DATASET CONTENT:
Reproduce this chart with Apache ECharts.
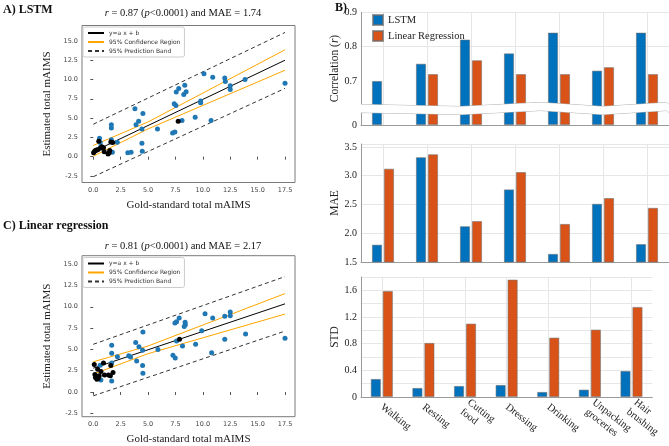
<!DOCTYPE html>
<html>
<head>
<meta charset="utf-8">
<script src="https://cdn.jsdelivr.net/npm/echarts@6.0.0/dist/echarts.min.js"></script>
<style>
html, body { margin: 0; padding: 0; background: #fff; }
#main { width: 669px; height: 446px; }
</style>
</head>
<body>
<div id="main"></div>
<script>
// scatter data, panel A (LSTM)
let lstmBlue = [[0.57,2.37],[0.63,1.85],[0.69,1.3],[1.65,4.15],[1.65,3.72],[1.65,2.2],[1.74,0.56],[2.19,1.86],
    [3.15,0.52],[3.45,0.56],[3.8,6.2],[3.9,4.15],[4.14,4.6],[4.53,5.6],[4.44,3.57],[4.44,1.75],[4.47,0.7],
    [5.86,3.57],[7.24,3.05],[7.45,3.2],[7.39,6.85],[7.54,6.63],[7.57,8.37],[7.8,8.85],[8.26,8.06],[8.35,9.24],
    [8.47,8.4],[8.1,4.7],[9.3,5.1],[9.8,7.2],[9.8,7.0],[10.1,10.75],[10.75,4.7],[10.9,10.3],[12.0,10.2],
    [12.05,9.75],[12.5,9.2],[12.5,8.7],[13.85,10.0],[17.5,9.5]];
let lstmBlack = [[0.03,0.5],[0.1,0.66],[0.2,0.8],[0.3,0.85],[0.4,0.9],[0.5,2.0],[0.63,1.1],[0.78,1.3],
    [0.93,1.15],[1.0,0.65],[1.35,0.36],[1.45,0.5],[1.5,0.8],[1.6,1.9],[1.77,1.85],[7.75,4.6]];
let lstmFit = [[0,0.65],[17.5,12.5]];
let lstmConfUp = [[0,1.45],[5,4.5],[17.5,13.85]];
let lstmConfLo = [[0,0.05],[5,3.6],[17.5,11.2]];
let lstmPredUp = [[0,4.2],[17.5,16.1]];
let lstmPredLo = [[0,-2.6],[17.5,8.85]];

// scatter data, panel C (linear regression)
let lrBlue = [[0.63,3.15],[0.69,1.4],[1.68,5.5],[1.68,4.55],[1.68,3.4],[1.68,1.3],[2.2,4.15],[3.24,4.25],
    [3.4,4.1],[3.87,5.8],[3.96,3.63],[4.17,5.3],[4.5,4.9],[4.53,7.05],[4.5,3.1],[4.53,2.2],[5.9,5.0],
    [7.27,4.3],[7.48,4.0],[7.45,8.1],[7.6,8.25],[7.84,8.7],[7.6,6.0],[8.14,5.4],[8.38,8.2],[8.4,7.9],
    [8.3,7.7],[9.34,5.6],[9.9,7.2],[10.2,9.2],[10.8,4.6],[10.9,8.7],[12.0,8.9],[12.0,6.2],[12.5,9.4],
    [12.5,8.95],[13.9,6.8],[17.5,6.3]];
let lrBlack = [[0.09,3.23],[0.15,2.06],[0.2,1.7],[0.33,1.5],[0.45,1.58],[0.4,2.67],[0.54,1.9],[0.7,2.4],
    [0.93,3.4],[1.02,2.0],[1.38,2.0],[1.56,1.9],[1.6,3.1],[1.8,2.3],[7.87,6.2]];
let lrFit = [[0,2.8],[17.5,10.35]];
let lrConfUp = [[0,3.55],[5,5.4],[17.5,11.55]];
let lrConfLo = [[0,2.1],[5,4.5],[17.5,9.15]];
let lrPredUp = [[0,5.6],[17.5,13.55]];
let lrPredLo = [[0,-0.45],[17.5,7.15]];

let xTicks = [0,2.5,5,7.5,10,12.5,15,17.5];
let yTicks = [-2.5,0,2.5,5,7.5,10,12.5,15];

// panel B
let activities = ['Walking','Resting','Cutting\nfood','Dressing','Drinking','Unpacking\ngroceries','Hair\nbrushing'];
let corrLSTM = [0.70,0.75,0.82,0.78,0.84,0.73,0.84];
let corrLR = [null,0.72,0.76,0.72,0.72,0.74,0.72];
let maeLSTM = [1.80,3.32,2.12,2.76,1.64,2.51,1.81];
let maeLR = [3.12,3.37,2.21,3.06,2.16,2.61,2.44];
let stdLSTM = [0.27,0.135,0.165,0.18,0.075,0.11,0.39];
let stdLR = [1.59,0.81,1.10,1.76,0.89,1.01,1.35];
let corrTicks = [0,0.7,0.8,0.9];

const serif = 'Liberation Serif';
const sans = 'DejaVu Sans';
const blueDot = '#1f77b4';
const lstmColor = '#0072BD';
const lrColor = '#D95319';

function scatterX(idx) {
    return {
        gridIndex: idx, type: 'value', min: -1.03, max: 18.41,
        name: 'Gold-standard total mAIMS', nameLocation: 'middle', nameGap: 17,
        nameTextStyle: {fontFamily: serif, fontSize: 11, color: '#222'},
        axisLine: {show: false}, splitLine: {show: false},
        axisTick: {show: true, length: 3, lineStyle: {color: '#555'}, customValues: xTicks},
        axisLabel: {fontFamily: sans, fontSize: 6.5, color: '#444', margin: 4,
            customValues: xTicks, formatter: v => v.toFixed(1)}
    };
}
function scatterY(idx, min, max) {
    return {
        gridIndex: idx, type: 'value', min: min, max: max,
        name: 'Estimated total mAIMS', nameLocation: 'middle', nameGap: 29,
        nameTextStyle: {fontFamily: serif, fontSize: 11, color: '#222'},
        axisLine: {show: false}, splitLine: {show: false},
        axisTick: {show: true, length: 3, lineStyle: {color: '#555'}, customValues: yTicks},
        axisLabel: {fontFamily: sans, fontSize: 6.5, color: '#444', margin: 4,
            customValues: yTicks, formatter: v => v.toFixed(1)}
    };
}
function lineSeries(name, idx, data, color, type) {
    return {
        name: name, type: 'line', xAxisIndex: idx, yAxisIndex: idx, data: data,
        symbol: 'none', silent: true, z: 3,
        lineStyle: {color: color, width: 1, type: type || 'solid'},
        itemStyle: {color: color}
    };
}
function scatterSeries(name, idx, data, color) {
    return {
        name: name, type: 'scatter', xAxisIndex: idx, yAxisIndex: idx, data: data,
        symbolSize: 5, itemStyle: {color: color, opacity: 1}, z: 4
    };
}
function scatterLegend(top) {
    return {
        left: 83, top: top, orient: 'vertical', itemWidth: 16, itemHeight: 6, itemGap: 3,
        padding: [3, 4], borderColor: '#ccc', borderWidth: 1, borderRadius: 2, backgroundColor: '#fff',
        textStyle: {fontFamily: sans, fontSize: 6, color: '#333'},
        itemStyle: {opacity: 0},
        data: ['y=a x + b', '95% Confidence Region', '95% Prediction Band'],
        selectedMode: false
    };
}
function catAxis(idx, showLabel) {
    return {
        gridIndex: idx, type: 'category', data: activities,
        axisLine: {show: true, lineStyle: {color: '#9a9a9a'}},
        axisTick: {show: false},
        splitLine: {show: true, alignWithLabel: true, lineStyle: {color: '#e6e6e6'}},
        axisLabel: {show: showLabel, interval: 0, rotate: -38, margin: 9,
            fontFamily: serif, fontSize: 10.5, color: '#222', lineHeight: 12}
    };
}
function barY(idx, name, extra) {
    return Object.assign({
        gridIndex: idx, type: 'value', name: name, nameLocation: 'middle', nameGap: 12,
        nameTextStyle: {fontFamily: serif, fontSize: 11.5, color: '#222',
            rich: {n: {fontFamily: serif, fontSize: 11.5, color: '#222'},
                   i: {fontFamily: serif, fontSize: 11.5, color: '#222', fontStyle: 'italic'}}},
        axisLine: {show: true, lineStyle: {color: '#9a9a9a'}},
        axisTick: {show: false},
        splitLine: {show: true, lineStyle: {color: '#e6e6e6'}},
        axisLabel: {fontFamily: serif, fontSize: 10, color: '#222', margin: 4}
    }, extra);
}
function barSeries(name, idx, data, color) {
    return {
        name: name, type: 'bar', xAxisIndex: idx, yAxisIndex: idx, data: data,
        barWidth: 10, barGap: '20%',
        itemStyle: {color: color, borderColor: 'rgba(110,110,110,0.7)', borderWidth: 0.8}
    };
}

let myChart = echarts.init(document.getElementById('main'));
let option = {
    backgroundColor: '#fff',
    animation: false,
    grid: [
        {left: 82, top: 25.5, width: 213, height: 157, show: true, borderColor: '#7a7a7a', borderWidth: 1, backgroundColor: 'transparent'},
        {left: 82, top: 255.7, width: 213, height: 161, show: true, borderColor: '#7a7a7a', borderWidth: 1, backgroundColor: 'transparent'},
        {left: 361, top: 12, width: 308, height: 113},
        {left: 361, top: 144, width: 308, height: 118},
        {left: 361, top: 277, width: 308, height: 120}
    ],
    xAxis: [scatterX(0), scatterX(1), catAxis(2, false), catAxis(3, false), catAxis(4, true)],
    yAxis: [
        scatterY(0, -3.35, 17.0),
        scatterY(1, -2.9, 16.0),
        barY(2, '{n|Correlation (}{i|r}{n|)}', {
            min: 0, max: 0.9, interval: 0.1,
            breaks: [{start: 0.038, end: 0.632, gap: '6.5%'}],
            breakArea: {show: true, zigzagAmplitude: 2, zigzagMinSpan: 60, zigzagMaxSpan: 120, zigzagZ: 100,
                itemStyle: {color: '#fff', borderColor: '#b0b0b0', borderWidth: 1, borderType: 'solid', opacity: 1}},
            splitLine: {show: true, lineStyle: {color: '#e6e6e6'}},
            axisLabel: {fontFamily: serif, fontSize: 10, color: '#222', margin: 4,
                customValues: corrTicks,
                formatter: v => (v === 0 ? '0' : v.toFixed(1))}
        }),
        barY(3, 'MAE', {min: 1.5, max: 3.55, interval: 0.5,
            axisLabel: {fontFamily: serif, fontSize: 10, color: '#222', margin: 4, formatter: v => v.toFixed(1)}}),
        barY(4, 'STD', {min: 0, max: 1.8, interval: 0.2,
            axisLabel: {fontFamily: serif, fontSize: 10, color: '#222', margin: 4,
                formatter: v => {
                    let k = Math.round(v * 10);
                    return k % 4 === 0 ? (k === 0 ? '0' : (k / 10).toFixed(1)) : '';
                }}})
    ],
    legend: [
        scatterLegend(27),
        scatterLegend(257.5),
        {
            left: 367, top: 9, orient: 'vertical', icon: 'rect', itemWidth: 10, itemHeight: 10, itemGap: 4,
            textStyle: {fontFamily: serif, fontSize: 10.5, color: '#222'},
            data: ['LSTM', 'Linear Regression'], selectedMode: false
        }
    ],
    graphic: [
        {type: 'text', left: 3, top: 4, style: {text: 'A) LSTM', font: 'bold 12px "Liberation Serif"', fill: '#111'}},
        {type: 'text', left: 3, top: 220, style: {text: 'C) Linear regression', font: 'bold 12px "Liberation Serif"', fill: '#111'}},
        {type: 'text', left: 335, top: 2, style: {text: 'B)', font: 'bold 12px "Liberation Serif"', fill: '#111'}},
        {type: 'text', x: 183, y: 13, style: {
            text: '{i|r} = 0.87 ({i|p}<0.0001) and MAE = 1.74', align: 'center', verticalAlign: 'middle',
            font: '10.5px "Liberation Serif"', fill: '#111',
            rich: {i: {fontStyle: 'italic', fontFamily: serif, fontSize: 10.5}}}},
        {type: 'text', x: 183, y: 246, style: {
            text: '{i|r} = 0.81 ({i|p}<0.0001) and MAE = 2.17', align: 'center', verticalAlign: 'middle',
            font: '10.5px "Liberation Serif"', fill: '#111',
            rich: {i: {fontStyle: 'italic', fontFamily: serif, fontSize: 10.5}}}}
    ],
    series: [
        scatterSeries('lstm', 0, lstmBlue, blueDot),
        scatterSeries('lstm-black', 0, lstmBlack, '#000'),
        lineSeries('y=a x + b', 0, lstmFit, '#000'),
        lineSeries('95% Confidence Region', 0, lstmConfUp, '#FFA500'),
        lineSeries('95% Confidence Region', 0, lstmConfLo, '#FFA500'),
        lineSeries('95% Prediction Band', 0, lstmPredUp, '#333', [4, 3]),
        lineSeries('95% Prediction Band', 0, lstmPredLo, '#333', [4, 3]),

        scatterSeries('lr', 1, lrBlue, blueDot),
        scatterSeries('lr-black', 1, lrBlack, '#000'),
        lineSeries('y=a x + b', 1, lrFit, '#000'),
        lineSeries('95% Confidence Region', 1, lrConfUp, '#FFA500'),
        lineSeries('95% Confidence Region', 1, lrConfLo, '#FFA500'),
        lineSeries('95% Prediction Band', 1, lrPredUp, '#333', [4, 3]),
        lineSeries('95% Prediction Band', 1, lrPredLo, '#333', [4, 3]),

        barSeries('LSTM', 2, corrLSTM, lstmColor),
        barSeries('Linear Regression', 2, corrLR, lrColor),
        barSeries('LSTM', 3, maeLSTM, lstmColor),
        barSeries('Linear Regression', 3, maeLR, lrColor),
        barSeries('LSTM', 4, stdLSTM, lstmColor),
        barSeries('Linear Regression', 4, stdLR, lrColor)
    ]
};
myChart.setOption(option);
</script>
</body>
</html>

TASK OBJECTIVE: Reproduce the material above from its first line through the line containing "let lstmPredLo = [[0,-2.6],[17.5,8.85]];", both ends included, and skip every picture.

REPLY TO THE EXERCISE:
Reproduce this chart with Apache ECharts.
<!DOCTYPE html>
<html>
<head>
<meta charset="utf-8">
<script src="https://cdn.jsdelivr.net/npm/echarts@6.0.0/dist/echarts.min.js"></script>
<style>
html, body { margin: 0; padding: 0; background: #fff; }
#main { width: 669px; height: 446px; }
</style>
</head>
<body>
<div id="main"></div>
<script>
// scatter data, panel A (LSTM)
let lstmBlue = [[0.57,2.37],[0.63,1.85],[0.69,1.3],[1.65,4.15],[1.65,3.72],[1.65,2.2],[1.74,0.56],[2.19,1.86],
    [3.15,0.52],[3.45,0.56],[3.8,6.2],[3.9,4.15],[4.14,4.6],[4.53,5.6],[4.44,3.57],[4.44,1.75],[4.47,0.7],
    [5.86,3.57],[7.24,3.05],[7.45,3.2],[7.39,6.85],[7.54,6.63],[7.57,8.37],[7.8,8.85],[8.26,8.06],[8.35,9.24],
    [8.47,8.4],[8.1,4.7],[9.3,5.1],[9.8,7.2],[9.8,7.0],[10.1,10.75],[10.75,4.7],[10.9,10.3],[12.0,10.2],
    [12.05,9.75],[12.5,9.2],[12.5,8.7],[13.85,10.0],[17.5,9.5]];
let lstmBlack = [[0.03,0.5],[0.1,0.66],[0.2,0.8],[0.3,0.85],[0.4,0.9],[0.5,2.0],[0.63,1.1],[0.78,1.3],
    [0.93,1.15],[1.0,0.65],[1.35,0.36],[1.45,0.5],[1.5,0.8],[1.6,1.9],[1.77,1.85],[7.75,4.6]];
let lstmFit = [[0,0.65],[17.5,12.5]];
let lstmConfUp = [[0,1.45],[5,4.5],[17.5,13.85]];
let lstmConfLo = [[0,0.05],[5,3.6],[17.5,11.2]];
let lstmPredUp = [[0,4.2],[17.5,16.1]];
let lstmPredLo = [[0,-2.6],[17.5,8.85]];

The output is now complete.